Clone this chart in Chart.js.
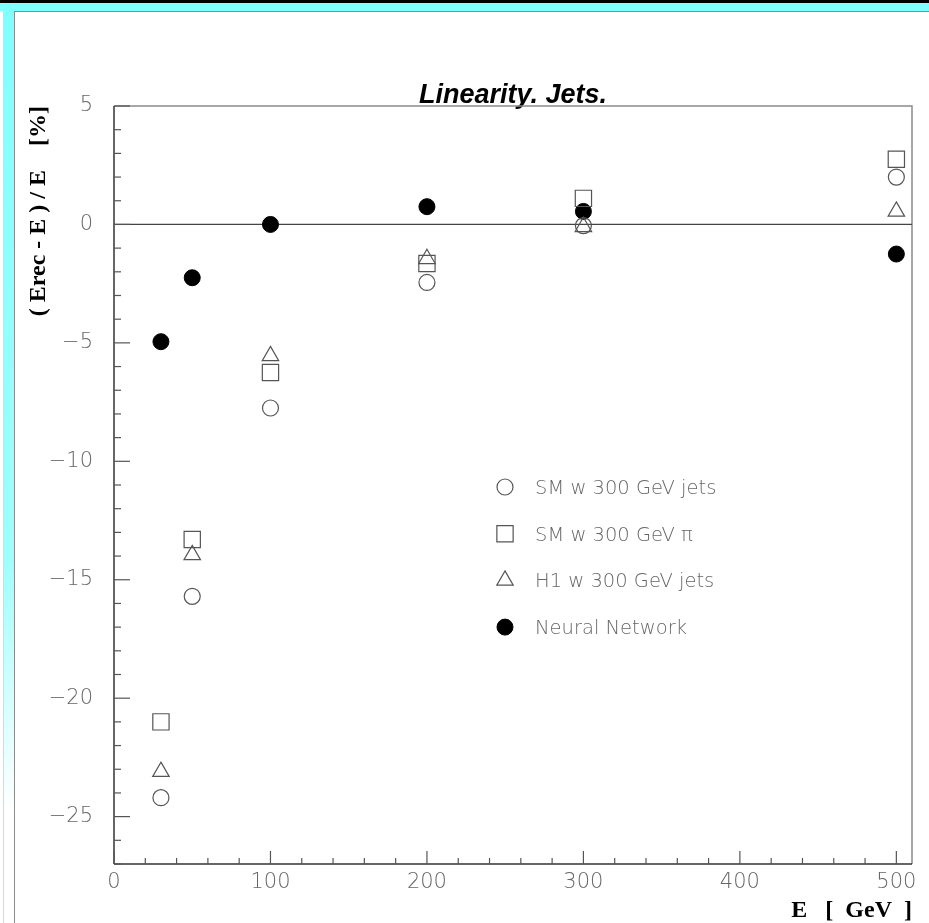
<!DOCTYPE html>
<html>
<head>
<meta charset="utf-8">
<title>Linearity. Jets.</title>
<script src="https://cdn.jsdelivr.net/npm/chart.js@4.4.0/dist/chart.umd.min.js"></script>
<style>
  html, body { margin: 0; padding: 0; background: #fff; }
  #page { position: relative; width: 929px; height: 923px; overflow: hidden; background: #fff; }
  #topbar { position: absolute; left: 0; top: 0; width: 929px; height: 11px; box-sizing: border-box;
            border-top: 3px solid #000; background: #80ffff; }
  #sidebar { position: absolute; left: 3px; top: 11px; width: 11px; height: 912px;
             border-left: 1px solid #d8d8d8; box-sizing: border-box;
             background: linear-gradient(to bottom, #80ffff 0%, #9ffdfd 60%, #ffffff 88%); }
  #panel { position: absolute; left: 14px; top: 11px; right: 0; bottom: 0;
           border-left: 1.5px solid #8c8c8c; border-top: 1.5px solid #8c8c8c; }
  #chart { position: absolute; left: 0; top: 0; }
</style>
</head>
<body>
<div id="page">
  <div id="topbar"></div>
  <div id="sidebar"></div>
  <div id="panel"></div>
  <canvas id="chart" width="929" height="923"></canvas>
</div>
<script>
// jet energies [GeV] and relative response (Erec - E)/E [%]
const energies = [30, 50, 100, 200, 300, 500];
const smJets = [-24.2, -15.7, -7.75, -2.45, -0.05, 2.0];
const smPion = [-21.0, -13.3, -6.25, -1.65, 1.1, 2.75];
const h1Jets = [-23.1, -13.95, -5.55, -1.45, -0.1, 0.55];
const neuralNet = [-4.95, -2.25, 0.0, 0.75, 0.55, -1.25];

const xTicks = [0, 100, 200, 300, 400, 500];
const yTicks = [5, 0, -5, -10, -15, -20, -25];

const tickFont = { family: "'DejaVu Sans', sans-serif", size: 21, weight: 300 };
const legendFont = { family: "'DejaVu Sans', sans-serif", size: 19.5, weight: 300 };
const labelColor = '#666';
const markColor = '#555';

const pts = vals => energies.map((e, i) => ({ x: e, y: vals[i] }));

const series = [
  { label: 'SM w 300 GeV jets', data: pts(smJets), pointStyle: 'circle', pointRadius: 8,
    backgroundColor: 'rgba(0,0,0,0)', borderColor: markColor, borderWidth: 1.2 },
  { label: 'SM w 300 GeV \u03c0', data: pts(smPion), pointStyle: 'rect', pointRadius: 11.5,
    backgroundColor: 'rgba(0,0,0,0)', borderColor: markColor, borderWidth: 1.2 },
  { label: 'H1 w 300 GeV jets', data: pts(h1Jets), pointStyle: 'triangle', pointRadius: 9.5,
    backgroundColor: 'rgba(0,0,0,0)', borderColor: markColor, borderWidth: 1.2 },
  { label: 'Neural Network', data: pts(neuralNet), pointStyle: 'circle', pointRadius: 8,
    backgroundColor: '#000', borderColor: '#000', borderWidth: 1 }
];

function line(ctx, x1, y1, x2, y2) {
  ctx.beginPath();
  ctx.moveTo(x1, y1);
  ctx.lineTo(x2, y2);
  ctx.stroke();
}

// box, zero line and inward tick marks
const frame = {
  id: 'frame',
  beforeDatasetsDraw(chart) {
    const { ctx, chartArea: a, scales: { x, y } } = chart;
    ctx.save();
    ctx.strokeStyle = '#8a8a8a';
    ctx.lineWidth = 1.5;
    ctx.beginPath();
    ctx.moveTo(a.left, a.top);
    ctx.lineTo(a.right, a.top);
    ctx.lineTo(a.right, a.bottom);
    ctx.stroke();

    ctx.strokeStyle = '#444';
    ctx.lineWidth = 1.2;
    const y0 = y.getPixelForValue(0);
    line(ctx, a.left, y0, a.right, y0);

    ctx.strokeStyle = '#333';
    ctx.lineWidth = 1.5;
    line(ctx, a.left, a.top, a.left, a.bottom);
    line(ctx, a.left, a.bottom, a.right, a.bottom);

    ctx.lineWidth = 1.2;
    ctx.strokeStyle = '#555';
    for (let v = Math.ceil(y.min); v <= y.max; v++) {
      const py = y.getPixelForValue(v);
      line(ctx, a.left, py, a.left + (v % 5 === 0 ? 16 : 7), py);
    }
    for (let v = 0; v <= 500; v += 20) {
      const px = x.getPixelForValue(v);
      line(ctx, px, a.bottom, px, a.bottom - (v % 100 === 0 ? 13 : 6));
    }
    ctx.restore();
  }
};

// legend box inside the plot
const innerLegend = {
  id: 'innerLegend',
  afterDatasetsDraw(chart) {
    const { ctx } = chart;
    const mx = 505, tx = 535, top = 487, step = 46.7;
    ctx.save();
    chart.data.datasets.forEach((ds, i) => {
      const cy = top + i * step;
      ctx.fillStyle = ds.backgroundColor;
      ctx.strokeStyle = ds.borderColor;
      ctx.lineWidth = ds.borderWidth;
      Chart.helpers.drawPoint(ctx, { pointStyle: ds.pointStyle, radius: ds.pointRadius, rotation: 0, borderWidth: ds.borderWidth }, mx, cy);
      ctx.fillStyle = labelColor;
      ctx.font = `${legendFont.weight} ${legendFont.size}px ${legendFont.family}`;
      ctx.textBaseline = 'alphabetic';
      ctx.textAlign = 'left';
      ctx.fillText(ds.label, tx, cy + 7);
    });
    ctx.restore();
  }
};

new Chart(document.getElementById('chart'), {
  type: 'scatter',
  data: { datasets: series },
  plugins: [frame, innerLegend],
  options: {
    responsive: false,
    animation: false,
    events: [],
    layout: { padding: { left: 14, right: 17, top: 84.4, bottom: 0 } },
    plugins: {
      legend: { display: false },
      tooltip: { enabled: false },
      title: {
        display: true,
        text: 'Linearity. Jets.',
        fullSize: false,
        color: '#000',
        font: { family: "'Liberation Sans', Arial, sans-serif", size: 27, weight: 'bold', style: 'italic', lineHeight: 0.8 },
        padding: { top: 0, bottom: 0 }
      }
    },
    scales: {
      x: {
        type: 'linear',
        min: 0,
        max: 510,
        afterBuildTicks: s => { s.ticks = xTicks.map(v => ({ value: v })); },
        afterFit: s => { s.height = 59; },
        grid: { display: false, drawTicks: false },
        border: { display: false },
        ticks: { padding: 6, font: tickFont, color: labelColor, maxRotation: 0 },
        title: {
          display: true,
          text: 'E   [  GeV  ]',
          align: 'end',
          color: '#000',
          font: { family: "'Liberation Serif', 'Times New Roman', serif", size: 24, weight: 'bold', lineHeight: 1 },
          padding: { top: 0, bottom: 0 }
        }
      },
      y: {
        type: 'linear',
        min: -27,
        max: 5,
        afterBuildTicks: s => { s.ticks = yTicks.map(v => ({ value: v })); },
        afterFit: s => { s.width = 100; },
        grid: { display: false, drawTicks: false },
        border: { display: false },
        ticks: {
          padding: 21,
          font: tickFont,
          color: labelColor,
          callback: v => (v < 0 ? '\u2212' + Math.abs(v) : String(v))
        },
        title: {
          display: true,
          text: '( Erec - E ) / E    [%]',
          align: 'end',
          color: '#000',
          font: { family: "'Liberation Serif', 'Times New Roman', serif", size: 24, weight: 'bold', lineHeight: 1 },
          padding: { top: 13, bottom: 0 }
        }
      }
    }
  }
});
</script>
</body>
</html>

• • • • •

Take the listing and print it again exactly, but without any pictures.

Clone this chart in Chart.js.
<!DOCTYPE html>
<html>
<head>
<meta charset="utf-8">
<title>Linearity. Jets.</title>
<script src="https://cdn.jsdelivr.net/npm/chart.js@4.4.0/dist/chart.umd.min.js"></script>
<style>
  html, body { margin: 0; padding: 0; background: #fff; }
  #page { position: relative; width: 929px; height: 923px; overflow: hidden; background: #fff; }
  #topbar { position: absolute; left: 0; top: 0; width: 929px; height: 11px; box-sizing: border-box;
            border-top: 3px solid #000; background: #80ffff; }
  #sidebar { position: absolute; left: 3px; top: 11px; width: 11px; height: 912px;
             border-left: 1px solid #d8d8d8; box-sizing: border-box;
             background: linear-gradient(to bottom, #80ffff 0%, #9ffdfd 60%, #ffffff 88%); }
  #panel { position: absolute; left: 14px; top: 11px; right: 0; bottom: 0;
           border-left: 1.5px solid #8c8c8c; border-top: 1.5px solid #8c8c8c; }
  #chart { position: absolute; left: 0; top: 0; }
</style>
</head>
<body>
<div id="page">
  <div id="topbar"></div>
  <div id="sidebar"></div>
  <div id="panel"></div>
  <canvas id="chart" width="929" height="923"></canvas>
</div>
<script>
// jet energies [GeV] and relative response (Erec - E)/E [%]
const energies = [30, 50, 100, 200, 300, 500];
const smJets = [-24.2, -15.7, -7.75, -2.45, -0.05, 2.0];
const smPion = [-21.0, -13.3, -6.25, -1.65, 1.1, 2.75];
const h1Jets = [-23.1, -13.95, -5.55, -1.45, -0.1, 0.55];
const neuralNet = [-4.95, -2.25, 0.0, 0.75, 0.55, -1.25];

const xTicks = [0, 100, 200, 300, 400, 500];
const yTicks = [5, 0, -5, -10, -15, -20, -25];

const tickFont = { family: "'DejaVu Sans', sans-serif", size: 21, weight: 300 };
const legendFont = { family: "'DejaVu Sans', sans-serif", size: 19.5, weight: 300 };
const labelColor = '#666';
const markColor = '#555';

const pts = vals => energies.map((e, i) => ({ x: e, y: vals[i] }));

const series = [
  { label: 'SM w 300 GeV jets', data: pts(smJets), pointStyle: 'circle', pointRadius: 8,
    backgroundColor: 'rgba(0,0,0,0)', borderColor: markColor, borderWidth: 1.2 },
  { label: 'SM w 300 GeV \u03c0', data: pts(smPion), pointStyle: 'rect', pointRadius: 11.5,
    backgroundColor: 'rgba(0,0,0,0)', borderColor: markColor, borderWidth: 1.2 },
  { label: 'H1 w 300 GeV jets', data: pts(h1Jets), pointStyle: 'triangle', pointRadius: 9.5,
    backgroundColor: 'rgba(0,0,0,0)', borderColor: markColor, borderWidth: 1.2 },
  { label: 'Neural Network', data: pts(neuralNet), pointStyle: 'circle', pointRadius: 8,
    backgroundColor: '#000', borderColor: '#000', borderWidth: 1 }
];

function line(ctx, x1, y1, x2, y2) {
  ctx.beginPath();
  ctx.moveTo(x1, y1);
  ctx.lineTo(x2, y2);
  ctx.stroke();
}

// box, zero line and inward tick marks
const frame = {
  id: 'frame',
  beforeDatasetsDraw(chart) {
    const { ctx, chartArea: a, scales: { x, y } } = chart;
    ctx.save();
    ctx.strokeStyle = '#8a8a8a';
    ctx.lineWidth = 1.5;
    ctx.beginPath();
    ctx.moveTo(a.left, a.top);
    ctx.lineTo(a.right, a.top);
    ctx.lineTo(a.right, a.bottom);
    ctx.stroke();

    ctx.strokeStyle = '#444';
    ctx.lineWidth = 1.2;
    const y0 = y.getPixelForValue(0);
    line(ctx, a.left, y0, a.right, y0);

    ctx.strokeStyle = '#333';
    ctx.lineWidth = 1.5;
    line(ctx, a.left, a.top, a.left, a.bottom);
    line(ctx, a.left, a.bottom, a.right, a.bottom);

    ctx.lineWidth = 1.2;
    ctx.strokeStyle = '#555';
    for (let v = Math.ceil(y.min); v <= y.max; v++) {
      const py = y.getPixelForValue(v);
      line(ctx, a.left, py, a.left + (v % 5 === 0 ? 16 : 7), py);
    }
    for (let v = 0; v <= 500; v += 20) {
      const px = x.getPixelForValue(v);
      line(ctx, px, a.bottom, px, a.bottom - (v % 100 === 0 ? 13 : 6));
    }
    ctx.restore();
  }
};

// legend box inside the plot
const innerLegend = {
  id: 'innerLegend',
  afterDatasetsDraw(chart) {
    const { ctx } = chart;
    const mx = 505, tx = 535, top = 487, step = 46.7;
    ctx.save();
    chart.data.datasets.forEach((ds, i) => {
      const cy = top + i * step;
      ctx.fillStyle = ds.backgroundColor;
      ctx.strokeStyle = ds.borderColor;
      ctx.lineWidth = ds.borderWidth;
      Chart.helpers.drawPoint(ctx, { pointStyle: ds.pointStyle, radius: ds.pointRadius, rotation: 0, borderWidth: ds.borderWidth }, mx, cy);
      ctx.fillStyle = labelColor;
      ctx.font = `${legendFont.weight} ${legendFont.size}px ${legendFont.family}`;
      ctx.textBaseline = 'alphabetic';
      ctx.textAlign = 'left';
      ctx.fillText(ds.label, tx, cy + 7);
    });
    ctx.restore();
  }
};

new Chart(document.getElementById('chart'), {
  type: 'scatter',
  data: { datasets: series },
  plugins: [frame, innerLegend],
  options: {
    responsive: false,
    animation: false,
    events: [],
    layout: { padding: { left: 14, right: 17, top: 84.4, bottom: 0 } },
    plugins: {
      legend: { display: false },
      tooltip: { enabled: false },
      title: {
        display: true,
        text: 'Linearity. Jets.',
        fullSize: false,
        color: '#000',
        font: { family: "'Liberation Sans', Arial, sans-serif", size: 27, weight: 'bold', style: 'italic', lineHeight: 0.8 },
        padding: { top: 0, bottom: 0 }
      }
    },
    scales: {
      x: {
        type: 'linear',
        min: 0,
        max: 510,
        afterBuildTicks: s => { s.ticks = xTicks.map(v => ({ value: v })); },
        afterFit: s => { s.height = 59; },
        grid: { display: false, drawTicks: false },
        border: { display: false },
        ticks: { padding: 6, font: tickFont, color: labelColor, maxRotation: 0 },
        title: {
          display: true,
          text: 'E   [  GeV  ]',
          align: 'end',
          color: '#000',
          font: { family: "'Liberation Serif', 'Times New Roman', serif", size: 24, weight: 'bold', lineHeight: 1 },
          padding: { top: 0, bottom: 0 }
        }
      },
      y: {
        type: 'linear',
        min: -27,
        max: 5,
        afterBuildTicks: s => { s.ticks = yTicks.map(v => ({ value: v })); },
        afterFit: s => { s.width = 100; },
        grid: { display: false, drawTicks: false },
        border: { display: false },
        ticks: {
          padding: 21,
          font: tickFont,
          color: labelColor,
          callback: v => (v < 0 ? '\u2212' + Math.abs(v) : String(v))
        },
        title: {
          display: true,
          text: '( Erec - E ) / E    [%]',
          align: 'end',
          color: '#000',
          font: { family: "'Liberation Serif', 'Times New Roman', serif", size: 24, weight: 'bold', lineHeight: 1 },
          padding: { top: 13, bottom: 0 }
        }
      }
    }
  }
});
</script>
</body>
</html>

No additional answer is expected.